Poet Weaves Street Sense, Sincerity into Prize-Winning Work

October 24, 2008

There are times when hearing is believing. Listen to Cornelius Eady read his poems and you will hear cadences of blues and jazz. You will witness unflinching social commentary. You will recognize or learn to empathize with the struggles. You might feel like he is someone you have always known.

The public is invited to hear Eady’s infectious, unhurried, baritone at a reading and discussion at 7:30 p.m. October 29 in Francis Auditorium at Mary Baldwin University (Mary Baldwin). The public lecture is part of Eady’s visit as Mary Baldwin’s 2008–09 Elizabeth Kirkpatrick Doenges Visiting Artist/Scholar. He will also be a guest in classes during his fall stay and return to teach a three-week course during the college’s May Term in 2009.

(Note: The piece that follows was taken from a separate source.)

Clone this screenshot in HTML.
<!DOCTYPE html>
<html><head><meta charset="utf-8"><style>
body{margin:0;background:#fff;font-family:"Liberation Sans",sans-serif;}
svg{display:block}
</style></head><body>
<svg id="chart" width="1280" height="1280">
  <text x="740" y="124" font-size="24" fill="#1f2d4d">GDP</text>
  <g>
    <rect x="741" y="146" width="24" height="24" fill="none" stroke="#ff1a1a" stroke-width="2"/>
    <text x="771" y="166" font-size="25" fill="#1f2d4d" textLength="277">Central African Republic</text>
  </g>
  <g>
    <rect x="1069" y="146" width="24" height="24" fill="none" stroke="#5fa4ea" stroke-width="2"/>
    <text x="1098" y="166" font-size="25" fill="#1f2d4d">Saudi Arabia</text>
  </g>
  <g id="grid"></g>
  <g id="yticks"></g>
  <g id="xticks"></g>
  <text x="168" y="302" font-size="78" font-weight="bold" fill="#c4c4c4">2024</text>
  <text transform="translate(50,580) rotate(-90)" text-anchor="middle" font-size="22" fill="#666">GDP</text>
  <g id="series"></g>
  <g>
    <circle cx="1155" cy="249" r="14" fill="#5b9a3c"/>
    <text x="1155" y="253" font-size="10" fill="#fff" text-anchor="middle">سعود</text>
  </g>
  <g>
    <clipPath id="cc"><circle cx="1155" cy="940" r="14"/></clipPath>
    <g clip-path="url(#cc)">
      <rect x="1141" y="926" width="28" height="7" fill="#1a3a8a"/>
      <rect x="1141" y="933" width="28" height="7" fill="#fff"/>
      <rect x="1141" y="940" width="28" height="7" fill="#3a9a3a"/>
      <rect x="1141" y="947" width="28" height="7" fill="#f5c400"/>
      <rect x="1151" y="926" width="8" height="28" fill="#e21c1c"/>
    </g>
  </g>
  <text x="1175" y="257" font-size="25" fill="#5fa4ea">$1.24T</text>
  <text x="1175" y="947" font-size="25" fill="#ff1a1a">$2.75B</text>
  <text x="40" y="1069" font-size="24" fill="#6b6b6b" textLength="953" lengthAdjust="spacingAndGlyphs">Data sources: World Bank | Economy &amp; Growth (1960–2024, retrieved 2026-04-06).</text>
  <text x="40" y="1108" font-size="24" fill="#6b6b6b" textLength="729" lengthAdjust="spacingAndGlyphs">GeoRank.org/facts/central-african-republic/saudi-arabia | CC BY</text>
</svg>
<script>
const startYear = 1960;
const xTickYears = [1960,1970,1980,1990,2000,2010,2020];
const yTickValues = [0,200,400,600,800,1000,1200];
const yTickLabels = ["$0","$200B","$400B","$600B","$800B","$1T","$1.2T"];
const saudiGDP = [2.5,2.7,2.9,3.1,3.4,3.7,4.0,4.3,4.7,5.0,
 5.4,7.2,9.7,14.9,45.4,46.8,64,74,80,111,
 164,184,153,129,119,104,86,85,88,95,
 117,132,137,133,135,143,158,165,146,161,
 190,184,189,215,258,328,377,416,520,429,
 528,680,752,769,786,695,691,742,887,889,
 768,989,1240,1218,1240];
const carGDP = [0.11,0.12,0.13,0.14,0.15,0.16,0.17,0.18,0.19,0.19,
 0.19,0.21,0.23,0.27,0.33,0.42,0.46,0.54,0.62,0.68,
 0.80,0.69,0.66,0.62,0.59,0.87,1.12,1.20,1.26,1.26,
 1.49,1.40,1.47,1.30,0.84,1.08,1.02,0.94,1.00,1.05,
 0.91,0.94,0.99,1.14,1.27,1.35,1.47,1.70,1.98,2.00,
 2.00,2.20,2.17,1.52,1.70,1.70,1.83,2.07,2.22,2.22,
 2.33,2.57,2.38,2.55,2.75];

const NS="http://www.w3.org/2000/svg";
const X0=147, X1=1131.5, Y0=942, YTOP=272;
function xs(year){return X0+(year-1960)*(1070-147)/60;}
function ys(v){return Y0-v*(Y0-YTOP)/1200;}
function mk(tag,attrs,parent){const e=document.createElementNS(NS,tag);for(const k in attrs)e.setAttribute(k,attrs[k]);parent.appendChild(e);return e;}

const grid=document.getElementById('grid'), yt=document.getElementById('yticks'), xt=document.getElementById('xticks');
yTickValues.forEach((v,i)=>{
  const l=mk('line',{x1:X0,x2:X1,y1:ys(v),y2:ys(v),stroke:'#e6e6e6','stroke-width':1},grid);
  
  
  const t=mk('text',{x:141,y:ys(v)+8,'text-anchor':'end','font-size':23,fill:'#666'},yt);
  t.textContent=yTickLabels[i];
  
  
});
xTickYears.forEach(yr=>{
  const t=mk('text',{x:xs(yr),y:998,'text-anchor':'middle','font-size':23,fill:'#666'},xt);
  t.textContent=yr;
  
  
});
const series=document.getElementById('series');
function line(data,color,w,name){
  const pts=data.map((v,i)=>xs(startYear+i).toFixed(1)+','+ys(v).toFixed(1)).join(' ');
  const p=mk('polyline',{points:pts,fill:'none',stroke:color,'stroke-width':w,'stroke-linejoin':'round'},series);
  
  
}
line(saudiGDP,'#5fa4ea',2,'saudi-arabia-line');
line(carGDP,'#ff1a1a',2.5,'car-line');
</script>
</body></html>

Eady, associate professor of English and director of the creative writing program at University of Notre Dame, will intersperse excerpts from his poems into a narrative of his life, describing how his work as a writer expanded into teaching, theatrical collaboration, and the co-founding of a national organization for African-American poets, Cave Canem. Reflecting Mary Baldwin’s campus-wide theme, Maps, Eady’s self-introduction is titled “Mapping the Muse: A Poet’s Journey.”

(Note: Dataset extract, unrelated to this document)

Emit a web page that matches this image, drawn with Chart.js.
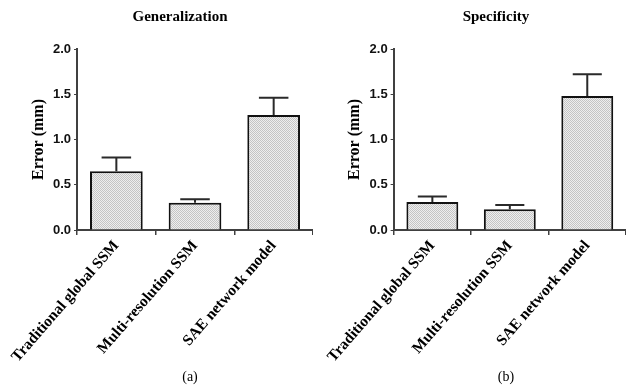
<!DOCTYPE html>
<html>
<head>
<meta charset="utf-8">
<script src="https://cdn.jsdelivr.net/npm/chart.js@4.4.1/dist/chart.umd.min.js"></script>
<style>
  body { margin: 0; background: #fff; }
  #wrap { position: relative; width: 626px; height: 389px; background: #fff; overflow: hidden; }
  canvas { position: absolute; top: 0; }
</style>
</head>
<body>
<div id="wrap">
  <canvas id="chartA" width="313" height="389" style="left:0"></canvas>
  <canvas id="chartB" width="310" height="389" style="left:316px"></canvas>
</div>
<script>
// categories shared by both panels
const methods = ['Traditional global SSM', 'Multi-resolution SSM', 'SAE network model'];

// (a) Generalization: mean error and upper error bar (mm)
const generalizationMean = [0.65, 0.30, 1.27];
const generalizationErr = [0.15, 0.04, 0.19];

// (b) Specificity
const specificityMean = [0.31, 0.23, 1.48];
const specificityErr = [0.06, 0.045, 0.24];

const yTicks = [0, 0.5, 1.0, 1.5, 2.0];

const axisColor = '#404040';
const serif = "'Liberation Serif', 'DejaVu Serif', serif";
const sans = "'Liberation Sans', Arial, sans-serif";

// light dotted gray fill like the original
function dotPattern() {
    const c = document.createElement('canvas');
    c.width = 2; c.height = 2;
    const g = c.getContext('2d');
    g.fillStyle = '#eeeeee';
    g.fillRect(0, 0, 2, 2);
    g.fillStyle = '#c4c4c4';
    g.fillRect(0, 0, 1, 1);
    g.fillRect(1, 1, 1, 1);
    return g.createPattern(c, 'repeat');
}

// draws the upward-only error bars
const errorBars = {
    id: 'errorBars',
    afterDatasetsDraw(chart, args, opts) {
        const ctx = chart.ctx;
        const yScale = chart.scales.y;
        const meta = chart.getDatasetMeta(0);
        const ds = chart.data.datasets[0];
        ctx.save();
        ctx.strokeStyle = '#2a2a2a';
        ctx.lineWidth = 2;
        meta.data.forEach((bar, i) => {
            const top = yScale.getPixelForValue(ds.data[i] + opts.errors[i]);
            const half = bar.width * 0.28;
            ctx.beginPath();
            ctx.moveTo(bar.x, bar.y);
            ctx.lineTo(bar.x, top);
            ctx.moveTo(bar.x - half, top);
            ctx.lineTo(bar.x + half, top);
            ctx.stroke();
        });
        ctx.restore();
    }
};

// panel title and (a)/(b) caption
const panelText = {
    id: 'panelText',
    afterDraw(chart, args, opts) {
        const ctx = chart.ctx;
        ctx.save();
        ctx.fillStyle = '#000';
        ctx.textAlign = 'center';
        ctx.textBaseline = 'middle';
        ctx.font = 'bold 15px ' + serif;
        ctx.fillText(opts.title, opts.x, 17);
        ctx.font = '14px ' + serif;
        ctx.fillText(opts.caption, opts.x + 10, 377);
        ctx.restore();
    }
};

function makeChart(id, title, caption, means, errs) {
    const canvas = document.getElementById(id);
    return new Chart(canvas, {
        type: 'bar',
        data: {
            labels: methods,
            datasets: [{
                data: means,
                backgroundColor: dotPattern(),
                borderColor: '#111',
                borderWidth: 2,
                borderSkipped: 'bottom',
                categoryPercentage: 1.0,
                barPercentage: 0.67
            }]
        },
        options: {
            responsive: false,
            animation: false,
            layout: { padding: { top: 49, left: 0, right: 0, bottom: 0 } },
            plugins: {
                legend: { display: false },
                tooltip: { enabled: false },
                errorBars: { errors: errs },
                panelText: { title: title, caption: caption, x: 180 }
            },
            scales: {
                x: {
                    offset: true,
                    afterFit: s => { s.height = 389 - 230; },
                    border: { display: true, color: axisColor, width: 2 },
                    grid: { drawOnChartArea: false, tickLength: 5, color: axisColor, lineWidth: 1.5 },
                    ticks: {
                        maxRotation: 49, minRotation: 49, padding: 2,
                        color: '#000',
                        font: { family: serif, size: 15.5, weight: 'bold' }
                    }
                },
                y: {
                    min: 0, max: 2,
                    afterFit: s => { s.width = 77; },
                    afterBuildTicks: s => { s.ticks = yTicks.map(v => ({ value: v })); },
                    border: { display: true, color: axisColor, width: 2 },
                    grid: { drawOnChartArea: false, tickLength: 3, color: axisColor, lineWidth: 1 },
                    ticks: {
                        padding: 3,
                        color: '#111',
                        font: { family: sans, size: 13, weight: 'bold' },
                        callback: v => Number(v).toFixed(1)
                    },
                    title: {
                        display: true,
                        text: 'Error (mm)',
                        color: '#000',
                        font: { family: serif, size: 16, weight: 'bold' },
                        padding: { top: 29, bottom: 0 }
                    }
                }
            }
        },
        plugins: [errorBars, panelText]
    });
}

makeChart('chartA', 'Generalization', '(a)', generalizationMean, generalizationErr);
makeChart('chartB', 'Specificity', '(b)', specificityMean, specificityErr);
</script>
</body>
</html>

Rick Plant, Mary Baldwin professor of English, still remembers how Eady “won over our students with his energy and his encouraging demeanor — not to mention his red sneakers and enormous warm smile” when he appeared at Mary Baldwin more than a decade ago.

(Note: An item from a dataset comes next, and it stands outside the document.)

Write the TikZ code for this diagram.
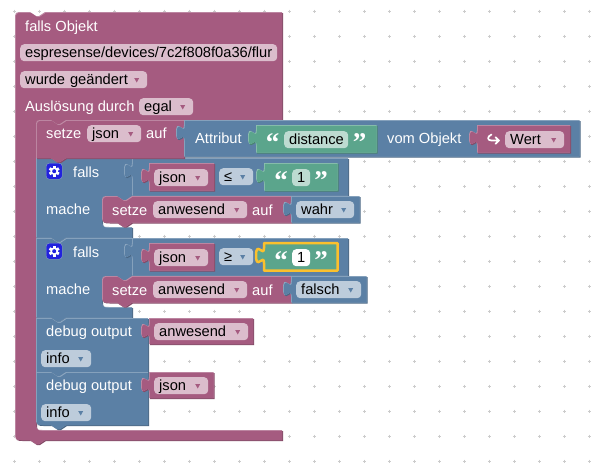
\documentclass[tikz,border=0pt]{standalone}
\usepackage{fontspec}
\setmainfont{Liberation Sans}
\newfontfamily\quotefont{Liberation Serif}
\definecolor{pinkbase}{HTML}{A55B80}
\definecolor{pinkdark}{HTML}{844966}
\definecolor{pinklight}{HTML}{C08CA6}
\definecolor{pinkfield}{HTML}{DBBDCC}
\definecolor{bluebase}{HTML}{5B80A5}
\definecolor{bluedark}{HTML}{496684}
\definecolor{bluelight}{HTML}{8CA6C0}
\definecolor{bluefield}{HTML}{BDCCDB}
\definecolor{greenbase}{HTML}{5BA58C}
\definecolor{greendark}{HTML}{498470}
\definecolor{greenlight}{HTML}{8CC0AF}
\definecolor{greenfield}{HTML}{BDDBD1}
\definecolor{griddot}{HTML}{CCCCCC}
\definecolor{glowline}{HTML}{FBC02D}
\definecolor{gearblue}{HTML}{2222DD}

% three layers: shadow, highlight, body
\newcommand{\drawblock}[2]{%
    \fill[#1dark, shift={(1,1)}] #2;
    \fill[#1light] #2;
    \begin{scope}
        \clip #2;
        \fill[#1base, shift={(0.8,0.8)}] #2;
    \end{scope}
}
% value block with a tab on the left
\newcommand{\valpath}[4]{
    (#1,#2) -- (#3,#2) -- (#3,#4) -- (#1,#4) -- (#1,#2+20)
    .. controls (#1,#2+10) and (#1-8,#2+28) .. (#1-8,#2+12.5)
    .. controls (#1-8,#2-3) and (#1,#2+15) .. (#1,#2+5) -- cycle
}

\begin{document}
\begin{tikzpicture}[x=1pt, y=-1pt,
    fieldbox/.style={anchor=north west, rounded corners=4pt, inner xsep=5pt, inner ysep=2pt,
        text height=11pt, text depth=2pt, align=left, text=black, font=\fontsize{14.67}{16}\selectfont},
    lbl/.style={anchor=base west, inner sep=0pt, text=white, font=\fontsize{14.67}{16}\selectfont},
    quotemark/.style={anchor=center, inner sep=0pt, text=white, font=\quotefont\bfseries\fontsize{27}{28}\selectfont}
    ]

    \useasboundingbox (0,0) rectangle (607,464);
    \fill[white] (0,0) rectangle (607,464);

    % Define grid
    \foreach \i in {0,...,23} {
    \foreach \j in {0,...,18} {
        \draw[griddot, line width=0.8pt] (14.3+25*\i-1.5,11+25*\j) -- ++(3,0) (14.3+25*\i,11+25*\j-1.5) -- ++(0,3);
    }
    }

    % Outer block
    \drawblock{pink}{(15,20) .. controls (15,12) .. (23,12) -- (30,12) -- (36,16) -- (39,16) -- (45,12)
        -- (282,12) -- (282,120) -- (66,120) -- (60,124) -- (57,124) -- (51,120) -- (44,120)
        .. controls (36,120) .. (36,128) -- (36,422) .. controls (36,430) .. (44,430) -- (282,430)
        -- (282,440) -- (45,440) -- (39,444) -- (36,444) -- (30,440) -- (23,440)
        .. controls (15,440) .. (15,432) -- cycle}

    % Define statements
    \foreach \y in {158,238} {
        \drawblock{blue}{(36,\y) -- (51,\y) -- (57,\y+4) -- (60,\y+4) -- (66,\y) -- (132,\y)
            -- (132,\y+38) -- (126,\y+42) -- (123,\y+42) -- (117,\y+38) -- (110,\y+38)
            .. controls (102,\y+38) .. (102,\y+46) -- (102,\y+61) .. controls (102,\y+69) .. (110,\y+69)
            -- (132,\y+69) -- (132,\y+79.5) -- (66,\y+79.5) -- (60,\y+83.5) -- (57,\y+83.5) -- (51,\y+79.5)
            -- (36,\y+79.5) -- cycle}
        \drawblock{blue}{\valpath{132}{\y}{348}{\y+37.5}}
    }
    \drawblock{pink}{(36,128) .. controls (36,120) .. (44,120) -- (51,120) -- (57,124) -- (60,124) -- (66,120)
        -- (184,120) -- (184,158) -- (66,158) -- (60,162) -- (57,162) -- (51,158) -- (36,158) -- cycle}
    \drawblock{blue}{(36,318) -- (51,318) -- (57,322) -- (60,322) -- (66,318) -- (148,318) -- (148,372)
        -- (66,372) -- (60,376) -- (57,376) -- (51,372) -- (36,372) -- cycle}
    \drawblock{blue}{(36,372) -- (51,372) -- (57,376) -- (60,376) -- (66,372) -- (148,372) -- (148,425)
        -- (66,425) -- (60,429) -- (57,429) -- (51,425) -- (44,425) .. controls (36,425) .. (36,417) -- cycle}
    \foreach \y in {196,276} {
        \drawblock{pink}{(102,\y+8) .. controls (102,\y) .. (110,\y) -- (117,\y) -- (123,\y+4) -- (126,\y+4)
            -- (132,\y) -- (291,\y) -- (291,\y+26.5) -- (132,\y+26.5) -- (126,\y+30.5) -- (123,\y+30.5) -- (117,\y+26.5)
            -- (110,\y+26.5) .. controls (102,\y+26.5) .. (102,\y+18.5) -- cycle}
    }

    % Define values
    \drawblock{blue}{\valpath{184}{120}{579.5}{156.5}}
    \drawblock{green}{\valpath{256}{125}{376.5}{152.5}}
    \drawblock{pink}{\valpath{477}{125}{570}{152.5}}
    \drawblock{pink}{\valpath{149}{163}{214}{190.5}}
    \drawblock{pink}{\valpath{149}{243}{214}{270.5}}
    \drawblock{green}{\valpath{264}{163}{337.5}{190.5}}
    \drawblock{green}{\valpath{264}{243}{337.5}{270.5}}
    \draw[glowline, line width=2.5pt, line join=round] \valpath{264}{243}{337.5}{270.5};
    \drawblock{blue}{\valpath{291}{196}{359.5}{222.5}}
    \drawblock{blue}{\valpath{291}{276}{366.5}{302.5}}
    \drawblock{pink}{\valpath{149}{318}{253}{344}}
    \drawblock{pink}{\valpath{149}{372}{213.5}{398}}

    % Define labels
    \foreach \lblname/\x/\y/\txt in {
        lObjekt/25/31/falls Objekt, lAusloesung/25/111/Auslösung durch,
        lSetze/46/138/setze, lAuf/146/138/auf, lAttribut/195/143.5/Attribut, lVom/387/143.5/vom Objekt,
        lFallsA/73/177/falls, lMacheA/46/214/mache, lSetzeA/112/215/setze, lAufA/252/215/auf,
        lFallsB/73/257/falls, lMacheB/46/294/mache, lSetzeB/112/295/setze, lAufB/252/295/auf,
        lDebugA/46/336.5/debug output, lDebugB/46/390.5/debug output
    } {
        \node[lbl] (\lblname) at (\x,\y) {\txt};
    }

    % Define plain fields
    \foreach \fname/\x/\y/\w/\col/\txt in {
        fTopic/20/44/257/pinkfield/{espresense/devices/7c2f808f0a36/flur},
        fDistance/284/131/64/greenfield/distance,
        fOneA/292/169/18/greenfield/1,
        fOneB/292/249/18/white/1
    } {
        \node[fieldbox, fill=\col, text width={(\w-10)*1pt}] (\fname) at (\x,\y) {\txt};
    }

    % Define dropdown fields
    \foreach \fname/\x/\y/\w/\col/\tip/\txt in {
        fChanged/20/71/127/pinkfield/pinkbase/wurde geändert,
        fEgal/139/98/54/pinkfield/pinkbase/egal,
        fJson/87/125/54/pinkfield/pinkbase/json,
        fWert/505/131/59/pinkfield/pinkbase/Wert,
        fJsonA/154/169/54/pinkfield/pinkbase/json,
        fJsonB/154/249/54/pinkfield/pinkbase/json,
        fLe/219/168/34/bluefield/bluebase/≤,
        fGe/219/248/34/bluefield/bluebase/≥,
        fAnwesendA/153/201/94/pinkfield/pinkbase/anwesend,
        fAnwesendB/153/281/94/pinkfield/pinkbase/anwesend,
        fWahr/296/201/58/bluefield/bluebase/wahr,
        fFalsch/296/281/65/bluefield/bluebase/falsch,
        fAnwesendC/154/323/94/pinkfield/pinkbase/anwesend,
        fJsonC/154/377/54/pinkfield/pinkbase/json,
        fInfoA/41/350/50/bluefield/bluebase/info,
        fInfoB/41/404/50/bluefield/bluebase/info
    } {
        \node[fieldbox, fill=\col, text width={(\w-10)*1pt}] (\fname) at (\x,\y) {\txt};
        \fill[\tip] ([shift={(-13.2,7)}]\fname.north east) -- ++(5,0) -- ++(-2.5,4.5) -- cycle;
    }

    % Define quotes
    \foreach \qname/\x/\y/\txt in {
        qDistL/272.5/143/“, qDistR/359.5/143/”,
        qOneAL/281/181/“, qOneAR/321/181/”,
        qOneBL/281/261/“, qOneBR/321/261/”
    } {
        \node[quotemark] (\qname) at (\x,\y) {\txt};
    }

    % Define icons
    \foreach \gname/\y in {gearA/163, gearB/243} {
        \node[anchor=north west, minimum size=16pt, inner sep=0pt, rounded corners=3pt, fill=gearblue, draw=bluelight] (\gname) at (46,\y) {};
        \fill[white] (\gname.center) circle[radius=3.8pt];
        \foreach \a in {0,60,...,300} {
            \fill[white, rotate around={\a:(\gname.center)}] ([shift={(-1.4,-5.4)}]\gname.center) rectangle ++(2.8,3);
        }
        \fill[gearblue] (\gname.center) circle[radius=2pt];
    }
    \draw[white, line width=1.7pt, line cap=round, line join=round]
        (491.5,134.5) .. controls (487,136.5) and (487,140.5) .. (491.5,140.5) -- (499,140.5)
        (495.5,137.2) -- (499,140.5) -- (495.5,143.8);
\end{tikzpicture}
\end{document}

Eady is the author of six books of poetry and his work has appeared in numerous journals, magazines, and anthologies. Recognition for his writing is extensive, including a Guggenheim Fellowship in Poetry, a National Endowment for the Arts Fellowship in Literature, the Lamont Prize from the Academy of American Poets, and a nomination for the Pulitzer Prize in Poetry, among others. The Elizabeth Kirkpatrick Doenges Visiting Artist/Scholar brings distinguished professionals and scholars in visual and literary arts to Mary Baldwin, providing learning opportunities for the college and the community. The program was created by friends and family of the late Elizabeth K. “Liddy” Doenges ’63.